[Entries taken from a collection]
□ □ □ □ □
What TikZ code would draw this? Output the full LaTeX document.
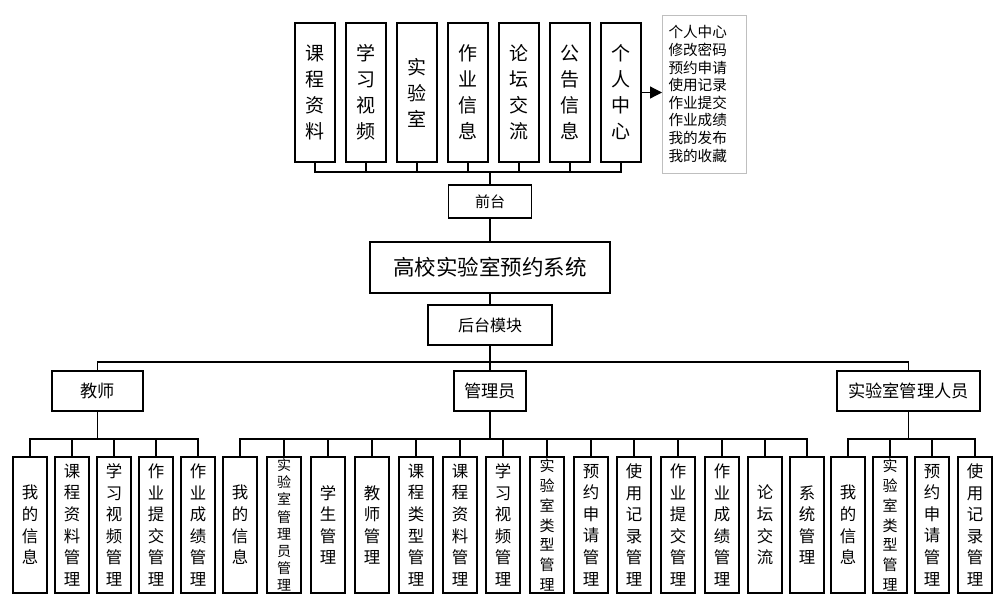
\documentclass[tikz,border=0pt]{standalone}
\usepackage{fontspec}
\setmainfont{Noto Sans CJK SC}
\usetikzlibrary{arrows.meta}

\begin{document}
\begin{tikzpicture}[x=0.5pt,y=-0.5pt,
    topbox/.style={draw,line width=0.75pt,inner sep=0,minimum width=20pt,minimum height=69.5pt,align=center,font=\fontsize{9.5}{13}\selectfont},
    subbox/.style={draw,line width=0.75pt,inner sep=0,minimum width=17pt,minimum height=68pt,align=center,font=\fontsize{8.2}{10.8}\selectfont},
    longbox/.style={subbox,font=\fontsize{7.5}{9.9}\selectfont},
    tightbox/.style={subbox,font=\fontsize{7}{8.6}\selectfont},
    rolebox/.style={draw,line width=0.75pt,inner sep=0,minimum height=20pt,font=\fontsize{8.6}{10}\selectfont},
    link/.style={line width=0.6pt}]
      \useasboundingbox (0,0) rectangle (1000,606);

      % front pages
      \node [topbox] (f1) at (315,92.5) {课\\程\\资\\料};
      \node [topbox] (f2) at (366,92.5) {学\\习\\视\\频};
      \node [topbox] (f3) at (417,92.5) {实\\验\\室};
      \node [topbox] (f4) at (468,92.5) {作\\业\\信\\息};
      \node [topbox] (f5) at (519,92.5) {论\\坛\\交\\流};
      \node [topbox] (f6) at (570,92.5) {公\\告\\信\\息};
      \node [topbox] (f7) at (621,92.5) {个\\人\\中\\心};
      \node [draw=gray!50,line width=0.5pt,text width=36pt,inner xsep=3pt,minimum height=79pt,align=left,font=\fontsize{7.3}{8.8}\selectfont] (plist) at (704.5,94)
        {个人中心\\修改密码\\预约申请\\使用记录\\作业提交\\作业成绩\\我的发布\\我的收藏};
      \draw [link,-{Triangle[length=6pt,width=6pt]}] (f7.east) -- (f7.east -| plist.west);

      \coordinate (fbus) at (490,172);
      \draw [link] (f1.south) |- (fbus);
      \draw [link] (f2.south) |- (fbus);
      \draw [link] (f3.south) |- (fbus);
      \draw [link] (f4.south) |- (fbus);
      \draw [link] (f5.south) |- (fbus);
      \draw [link] (f6.south) |- (fbus);
      \draw [link] (f7.south) |- (fbus);

      % spine
      \node [draw,line width=0.75pt,minimum width=41.5pt,minimum height=16.5pt,inner sep=0,font=\fontsize{7.5}{9}\selectfont] (qt) at (490,201.5) {前台};
      \node [draw,line width=0.75pt,minimum width=120pt,minimum height=25.5pt,inner sep=0,font=\fontsize{10.75}{12}\selectfont] (sys) at (490,267.5) {高校实验室预约系统};
      \node [draw,line width=0.75pt,minimum width=62pt,minimum height=20pt,inner sep=0,font=\fontsize{8}{10}\selectfont] (ht) at (490,325) {后台模块};
      \draw [link] (fbus)--(qt);
      \draw [link] (qt)--(sys);
      \draw [link] (sys)--(ht);

      % roles
      \node [rolebox,minimum width=45.5pt] (js) at (97.5,391) {教师};
      \node [rolebox,minimum width=36pt] (gly) at (490,391) {管理员};
      \node [rolebox,minimum width=71.5pt] (sy) at (908.5,391) {实验室管理人员};
      \coordinate (mbus) at (490,362);
      \draw [link] (ht.south) -- (mbus);
      \draw [link] (js.north) |- (mbus);
      \draw [link] (gly.north) -- (mbus);
      \draw [link] (sy.north) |- (mbus);

      % teacher
      \node [subbox] (t1) at (30,525) {我\\的\\信\\息};
      \node [subbox] (t2) at (72,525) {课\\程\\资\\料\\管\\理};
      \node [subbox] (t3) at (114,525) {学\\习\\视\\频\\管\\理};
      \node [subbox] (t4) at (156,525) {作\\业\\提\\交\\管\\理};
      \node [subbox] (t5) at (198,525) {作\\业\\成\\绩\\管\\理};
      \coordinate (tbus) at (97.5,439);
      \draw [link] (js.south) -- (tbus);
      \draw [link] (t1.north) |- (tbus);
      \draw [link] (t2.north) |- (tbus);
      \draw [link] (t3.north) |- (tbus);
      \draw [link] (t4.north) |- (tbus);
      \draw [link] (t5.north) |- (tbus);

      % admin
      \node [subbox] (a1) at (240,525) {我\\的\\信\\息};
      \node [tightbox] (a2) at (284,525) {实\\验\\室\\管\\理\\员\\管\\理};
      \node [subbox] (a3) at (328,525) {学\\生\\管\\理};
      \node [subbox] (a4) at (372,525) {教\\师\\管\\理};
      \node [subbox] (a5) at (416,525) {课\\程\\类\\型\\管\\理};
      \node [subbox] (a6) at (460,525) {课\\程\\资\\料\\管\\理};
      \node [subbox] (a7) at (503,525) {学\\习\\视\\频\\管\\理};
      \node [longbox] (a8) at (547,525) {实\\验\\室\\类\\型\\管\\理};
      \node [subbox] (a9) at (591,525) {预\\约\\申\\请\\管\\理};
      \node [subbox] (a10) at (634,525) {使\\用\\记\\录\\管\\理};
      \node [subbox] (a11) at (678,525) {作\\业\\提\\交\\管\\理};
      \node [subbox] (a12) at (722,525) {作\\业\\成\\绩\\管\\理};
      \node [subbox] (a13) at (765,525) {论\\坛\\交\\流};
      \node [subbox] (a14) at (807,525) {系\\统\\管\\理};
      \coordinate (abus) at (490,439);
      \draw [link] (gly.south) -- (abus);
      \draw [link] (a1.north) |- (abus);
      \draw [link] (a2.north) |- (abus);
      \draw [link] (a3.north) |- (abus);
      \draw [link] (a4.north) |- (abus);
      \draw [link] (a5.north) |- (abus);
      \draw [link] (a6.north) |- (abus);
      \draw [link] (a7.north) |- (abus);
      \draw [link] (a8.north) |- (abus);
      \draw [link] (a9.north) |- (abus);
      \draw [link] (a10.north) |- (abus);
      \draw [link] (a11.north) |- (abus);
      \draw [link] (a12.north) |- (abus);
      \draw [link] (a13.north) |- (abus);
      \draw [link] (a14.north) |- (abus);

      % lab manager
      \node [subbox] (l1) at (848,525) {我\\的\\信\\息};
      \node [longbox] (l2) at (890,525) {实\\验\\室\\类\\型\\管\\理};
      \node [subbox] (l3) at (932,525) {预\\约\\申\\请\\管\\理};
      \node [subbox] (l4) at (975,525) {使\\用\\记\\录\\管\\理};
      \coordinate (lbus) at (908.5,439);
      \draw [link] (sy.south) -- (lbus);
      \draw [link] (l1.north) |- (lbus);
      \draw [link] (l2.north) |- (lbus);
      \draw [link] (l3.north) |- (lbus);
      \draw [link] (l4.north) |- (lbus);
\end{tikzpicture}
\end{document}
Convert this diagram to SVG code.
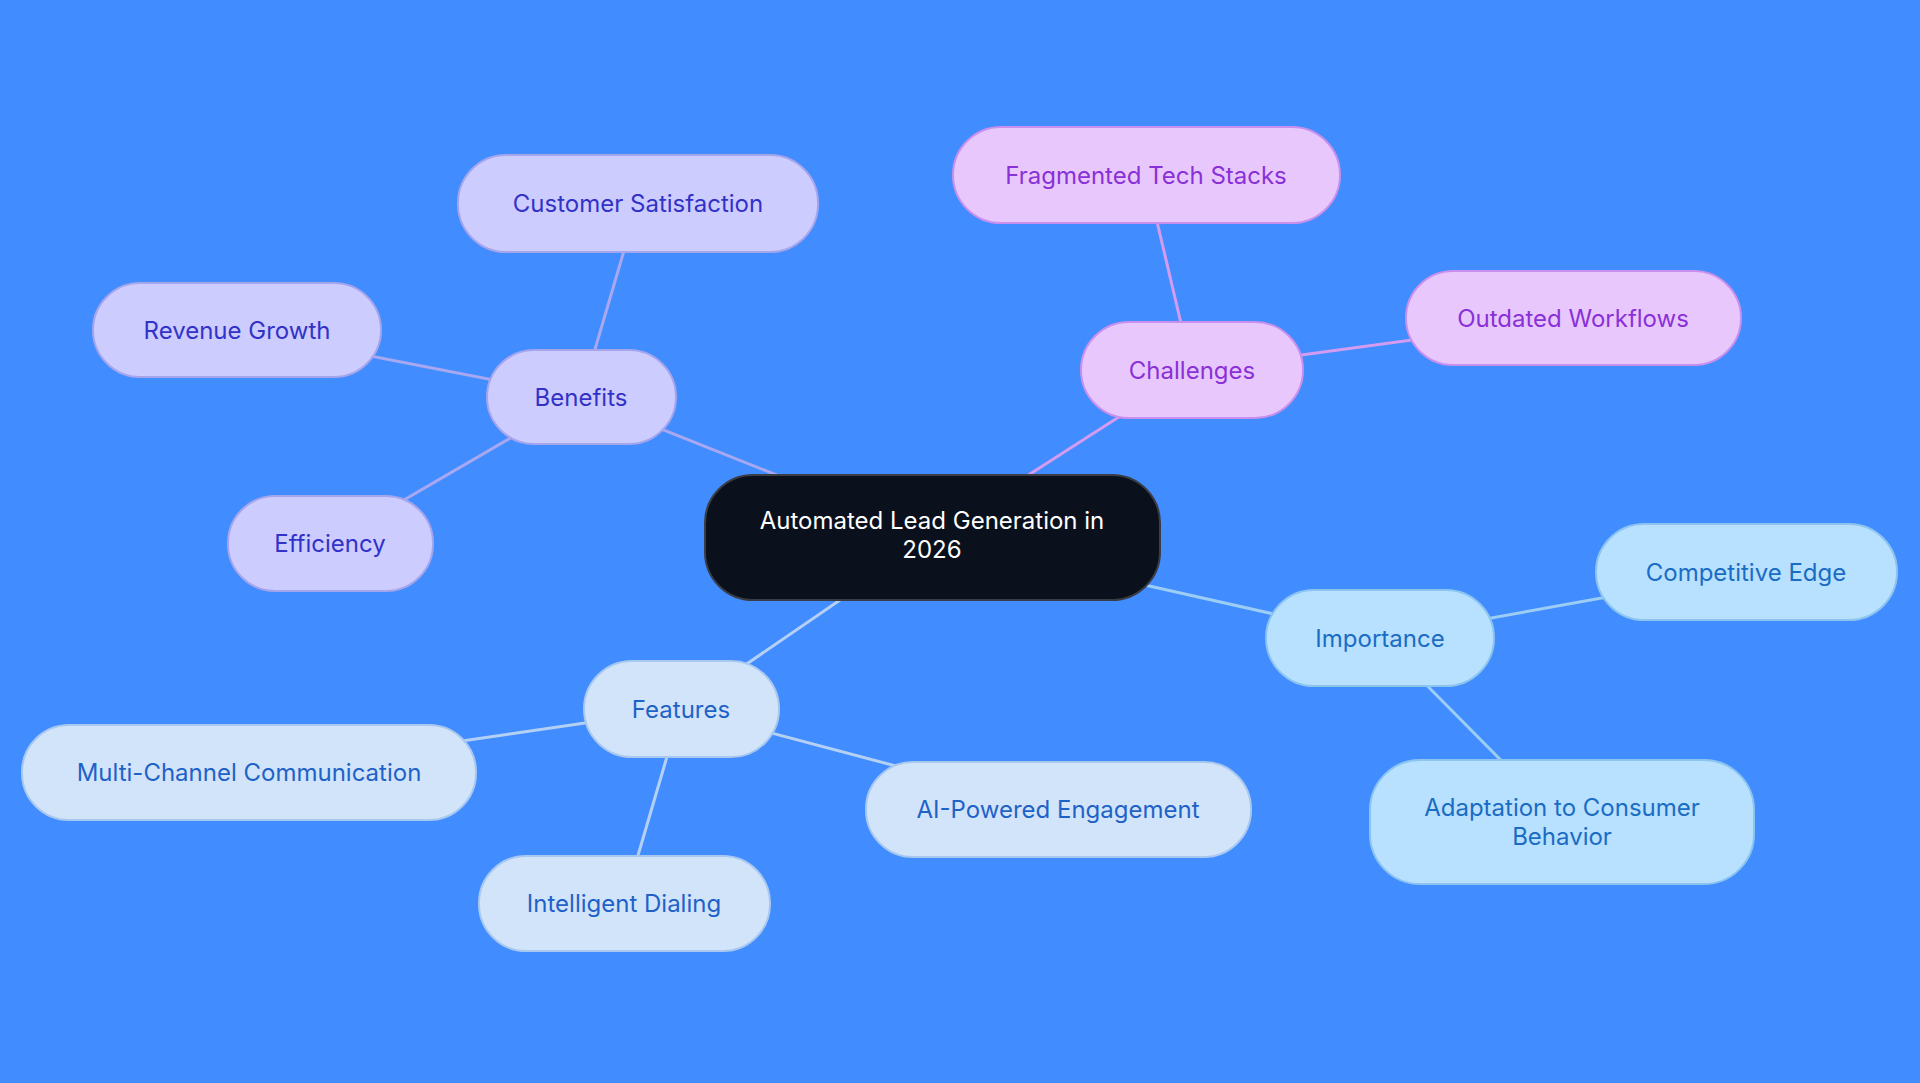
<svg xmlns="http://www.w3.org/2000/svg" width="1920" height="1083" viewBox="0 0 1920 1083">
<style>
text{font-family:Inter,"Open Sans","Liberation Sans",sans-serif;font-size:24px;text-anchor:middle;dominant-baseline:central}
.b rect{fill:#ccccff;stroke:#a5a5ec;stroke-width:2}.b text{fill:#3232c8}
.c rect{fill:#e8c8fc;stroke:#c890ec;stroke-width:2}.c text{fill:#8a30d8}
.i rect{fill:#b8e0ff;stroke:#8cc4f0;stroke-width:2}.i text{fill:#1a6cc4}
.f rect{fill:#d2e4fa;stroke:#a8c8f0;stroke-width:2}.f text{fill:#1e62c8}
#edges line{stroke-width:3}
</style>
<rect width="1920" height="1083" fill="#418cff"/>
<g id="edges">
<line x1="932" y1="537" x2="581" y2="397" stroke="#a8a8f0"/>
<line x1="581" y1="397" x2="638" y2="203" stroke="#a8a8f0"/>
<line x1="581" y1="397" x2="237" y2="330" stroke="#a8a8f0"/>
<line x1="581" y1="397" x2="330" y2="543" stroke="#a8a8f0"/>
<line x1="932" y1="537" x2="1192" y2="370" stroke="#d49cf0"/>
<line x1="1192" y1="370" x2="1146" y2="175" stroke="#d49cf0"/>
<line x1="1192" y1="370" x2="1573" y2="318" stroke="#d49cf0"/>
<line x1="932" y1="537" x2="1380" y2="638" stroke="#9ccdf5"/>
<line x1="1380" y1="638" x2="1746" y2="572" stroke="#9ccdf5"/>
<line x1="1380" y1="638" x2="1562" y2="822" stroke="#9ccdf5"/>
<line x1="932" y1="537" x2="681" y2="709" stroke="#b4d0f5"/>
<line x1="681" y1="709" x2="249" y2="772" stroke="#b4d0f5"/>
<line x1="681" y1="709" x2="1058" y2="809" stroke="#b4d0f5"/>
<line x1="681" y1="709" x2="624" y2="903" stroke="#b4d0f5"/>
</g>
<g id="center"><rect x="705" y="475" width="455" height="125" rx="48" fill="#0b111c" stroke="#3a3d44" stroke-width="2"/><text x="932" y="520" fill="#fff">Automated Lead Generation in</text><text x="932" y="549" fill="#fff">2026</text></g>
<g id="benefits" class="b"><rect x="487" y="350" width="189" height="94" rx="47"/><text x="581" y="397">Benefits</text></g>
<g id="customer" class="b"><rect x="458" y="155" width="360" height="97" rx="48"/><text x="638" y="203">Customer Satisfaction</text></g>
<g id="revenue" class="b"><rect x="93" y="283" width="288" height="94" rx="47"/><text x="237" y="330">Revenue Growth</text></g>
<g id="efficiency" class="b"><rect x="228" y="496" width="205" height="95" rx="47"/><text x="330" y="543">Efficiency</text></g>
<g id="challenges" class="c"><rect x="1081" y="322" width="222" height="96" rx="48"/><text x="1192" y="370">Challenges</text></g>
<g id="fragmented" class="c"><rect x="953" y="127" width="387" height="96" rx="48"/><text x="1146" y="175">Fragmented Tech Stacks</text></g>
<g id="outdated" class="c"><rect x="1406" y="271" width="335" height="94" rx="47"/><text x="1573" y="318">Outdated Workflows</text></g>
<g id="importance" class="i"><rect x="1266" y="590" width="228" height="96" rx="48"/><text x="1380" y="638">Importance</text></g>
<g id="competitive" class="i"><rect x="1596" y="524" width="301" height="96" rx="48"/><text x="1746" y="572">Competitive Edge</text></g>
<g id="adaptation" class="i"><rect x="1370" y="760" width="384" height="124" rx="50"/><text x="1562" y="807">Adaptation to Consumer</text><text x="1562" y="836">Behavior</text></g>
<g id="features" class="f"><rect x="584" y="661" width="195" height="96" rx="48"/><text x="681" y="709">Features</text></g>
<g id="multichannel" class="f"><rect x="22" y="725" width="454" height="95" rx="47"/><text x="249" y="772">Multi-Channel Communication</text></g>
<g id="ai" class="f"><rect x="866" y="762" width="385" height="95" rx="47"/><text x="1058" y="809">AI-Powered Engagement</text></g>
<g id="dialing" class="f"><rect x="479" y="856" width="291" height="95" rx="47"/><text x="624" y="903">Intelligent Dialing</text></g>
</svg>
□ □ □ □ □
Written exercise:
Your answer should be a single number: the count of lines holding the word "code".

Completed exercise:
2